§ Data to use:
——

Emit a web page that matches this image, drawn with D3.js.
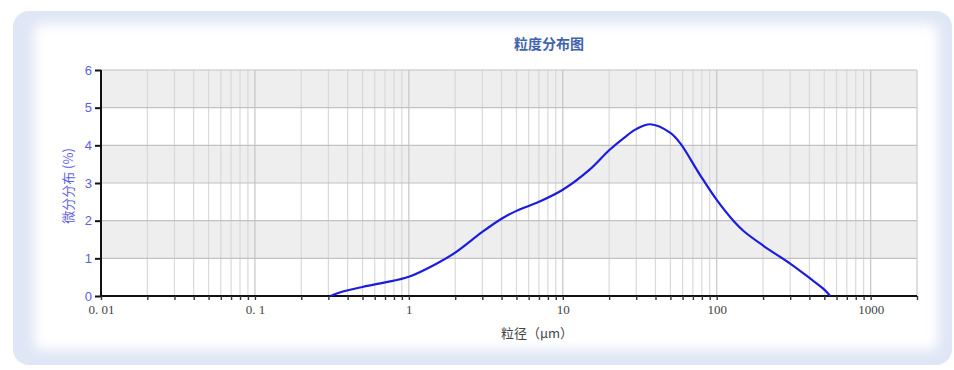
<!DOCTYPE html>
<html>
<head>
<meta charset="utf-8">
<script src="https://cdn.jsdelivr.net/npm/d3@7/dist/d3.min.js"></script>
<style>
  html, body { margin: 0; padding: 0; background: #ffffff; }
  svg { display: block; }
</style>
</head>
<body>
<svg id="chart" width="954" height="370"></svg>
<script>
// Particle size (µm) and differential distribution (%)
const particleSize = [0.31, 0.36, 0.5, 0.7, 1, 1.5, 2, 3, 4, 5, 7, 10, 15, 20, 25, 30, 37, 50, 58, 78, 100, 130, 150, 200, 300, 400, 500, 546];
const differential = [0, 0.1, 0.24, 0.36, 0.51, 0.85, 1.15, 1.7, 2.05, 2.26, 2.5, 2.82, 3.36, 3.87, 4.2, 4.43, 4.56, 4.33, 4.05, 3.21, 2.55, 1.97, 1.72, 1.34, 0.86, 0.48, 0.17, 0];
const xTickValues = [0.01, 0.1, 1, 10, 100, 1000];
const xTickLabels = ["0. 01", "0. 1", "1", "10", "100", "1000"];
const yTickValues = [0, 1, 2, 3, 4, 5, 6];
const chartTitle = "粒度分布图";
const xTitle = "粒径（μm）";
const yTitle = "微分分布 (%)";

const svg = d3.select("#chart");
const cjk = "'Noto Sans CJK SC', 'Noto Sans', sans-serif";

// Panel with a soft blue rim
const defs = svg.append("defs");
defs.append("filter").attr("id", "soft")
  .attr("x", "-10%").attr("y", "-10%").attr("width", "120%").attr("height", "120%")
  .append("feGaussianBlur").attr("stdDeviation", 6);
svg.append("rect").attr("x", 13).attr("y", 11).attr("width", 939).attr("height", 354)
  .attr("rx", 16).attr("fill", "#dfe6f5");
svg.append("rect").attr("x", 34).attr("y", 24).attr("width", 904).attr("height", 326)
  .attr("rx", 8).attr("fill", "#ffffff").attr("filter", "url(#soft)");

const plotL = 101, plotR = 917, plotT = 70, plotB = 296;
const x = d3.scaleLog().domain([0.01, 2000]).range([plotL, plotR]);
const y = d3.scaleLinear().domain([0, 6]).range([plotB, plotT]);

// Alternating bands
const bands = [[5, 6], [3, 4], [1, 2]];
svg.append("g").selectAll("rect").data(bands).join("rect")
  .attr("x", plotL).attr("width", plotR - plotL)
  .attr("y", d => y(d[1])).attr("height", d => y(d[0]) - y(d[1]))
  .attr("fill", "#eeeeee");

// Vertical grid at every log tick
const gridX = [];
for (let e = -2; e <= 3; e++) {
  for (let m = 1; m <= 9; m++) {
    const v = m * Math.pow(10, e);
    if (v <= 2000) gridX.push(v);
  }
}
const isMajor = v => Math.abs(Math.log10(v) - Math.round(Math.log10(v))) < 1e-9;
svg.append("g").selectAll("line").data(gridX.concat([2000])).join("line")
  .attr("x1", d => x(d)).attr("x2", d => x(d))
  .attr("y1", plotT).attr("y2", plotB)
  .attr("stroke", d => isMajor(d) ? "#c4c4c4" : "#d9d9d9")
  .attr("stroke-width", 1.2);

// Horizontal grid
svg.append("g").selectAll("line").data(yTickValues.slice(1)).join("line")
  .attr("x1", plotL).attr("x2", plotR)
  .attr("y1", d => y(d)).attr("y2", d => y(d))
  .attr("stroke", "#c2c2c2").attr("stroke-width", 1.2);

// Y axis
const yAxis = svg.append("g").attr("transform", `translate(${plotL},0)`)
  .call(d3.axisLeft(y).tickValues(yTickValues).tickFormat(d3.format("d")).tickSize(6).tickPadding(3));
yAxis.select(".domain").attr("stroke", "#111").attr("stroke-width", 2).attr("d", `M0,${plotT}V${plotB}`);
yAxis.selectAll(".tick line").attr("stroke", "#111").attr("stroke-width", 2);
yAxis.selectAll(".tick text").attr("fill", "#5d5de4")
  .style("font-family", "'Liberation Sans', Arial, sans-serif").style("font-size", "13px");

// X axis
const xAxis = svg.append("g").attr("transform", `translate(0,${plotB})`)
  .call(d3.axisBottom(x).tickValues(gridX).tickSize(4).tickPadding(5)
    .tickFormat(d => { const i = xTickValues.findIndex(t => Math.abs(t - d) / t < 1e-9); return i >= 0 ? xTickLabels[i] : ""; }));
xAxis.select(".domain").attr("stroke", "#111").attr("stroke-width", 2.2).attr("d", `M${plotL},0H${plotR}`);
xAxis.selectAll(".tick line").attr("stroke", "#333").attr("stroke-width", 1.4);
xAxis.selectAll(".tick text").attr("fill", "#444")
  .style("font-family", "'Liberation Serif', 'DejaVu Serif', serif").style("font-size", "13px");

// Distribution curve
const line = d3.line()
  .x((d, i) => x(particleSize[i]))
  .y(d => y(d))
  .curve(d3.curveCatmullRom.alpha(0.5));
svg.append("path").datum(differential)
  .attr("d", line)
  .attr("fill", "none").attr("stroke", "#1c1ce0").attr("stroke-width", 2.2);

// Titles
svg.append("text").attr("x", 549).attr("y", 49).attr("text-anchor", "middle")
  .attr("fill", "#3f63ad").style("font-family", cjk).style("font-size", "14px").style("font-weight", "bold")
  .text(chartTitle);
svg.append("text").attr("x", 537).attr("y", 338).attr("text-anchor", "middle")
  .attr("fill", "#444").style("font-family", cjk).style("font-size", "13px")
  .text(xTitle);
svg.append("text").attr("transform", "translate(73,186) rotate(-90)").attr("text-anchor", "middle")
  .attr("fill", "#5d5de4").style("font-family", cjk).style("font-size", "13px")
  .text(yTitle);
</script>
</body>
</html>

——

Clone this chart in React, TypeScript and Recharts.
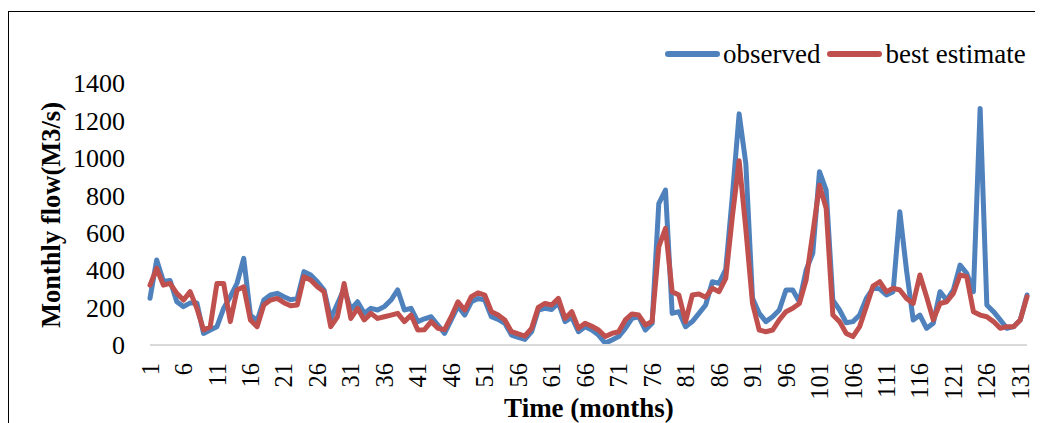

——

§ Task to carry out:
Skip all pictures. Output only the lines from the one containing "Emit a web page" to the one containing "const y = d3.scaleLinear().domain([0, 6]).range([plotB, plotT]);", both lines included.

§ Final answer:
Emit a web page that matches this image, drawn with D3.js.
<!DOCTYPE html>
<html>
<head>
<meta charset="utf-8">
<script src="https://cdn.jsdelivr.net/npm/d3@7/dist/d3.min.js"></script>
<style>
  html, body { margin: 0; padding: 0; background: #ffffff; }
  svg { display: block; }
</style>
</head>
<body>
<svg id="chart" width="954" height="370"></svg>
<script>
// Particle size (µm) and differential distribution (%)
const particleSize = [0.31, 0.36, 0.5, 0.7, 1, 1.5, 2, 3, 4, 5, 7, 10, 15, 20, 25, 30, 37, 50, 58, 78, 100, 130, 150, 200, 300, 400, 500, 546];
const differential = [0, 0.1, 0.24, 0.36, 0.51, 0.85, 1.15, 1.7, 2.05, 2.26, 2.5, 2.82, 3.36, 3.87, 4.2, 4.43, 4.56, 4.33, 4.05, 3.21, 2.55, 1.97, 1.72, 1.34, 0.86, 0.48, 0.17, 0];
const xTickValues = [0.01, 0.1, 1, 10, 100, 1000];
const xTickLabels = ["0. 01", "0. 1", "1", "10", "100", "1000"];
const yTickValues = [0, 1, 2, 3, 4, 5, 6];
const chartTitle = "粒度分布图";
const xTitle = "粒径（μm）";
const yTitle = "微分分布 (%)";

const svg = d3.select("#chart");
const cjk = "'Noto Sans CJK SC', 'Noto Sans', sans-serif";

// Panel with a soft blue rim
const defs = svg.append("defs");
defs.append("filter").attr("id", "soft")
  .attr("x", "-10%").attr("y", "-10%").attr("width", "120%").attr("height", "120%")
  .append("feGaussianBlur").attr("stdDeviation", 6);
svg.append("rect").attr("x", 13).attr("y", 11).attr("width", 939).attr("height", 354)
  .attr("rx", 16).attr("fill", "#dfe6f5");
svg.append("rect").attr("x", 34).attr("y", 24).attr("width", 904).attr("height", 326)
  .attr("rx", 8).attr("fill", "#ffffff").attr("filter", "url(#soft)");

const plotL = 101, plotR = 917, plotT = 70, plotB = 296;
const x = d3.scaleLog().domain([0.01, 2000]).range([plotL, plotR]);
const y = d3.scaleLinear().domain([0, 6]).range([plotB, plotT]);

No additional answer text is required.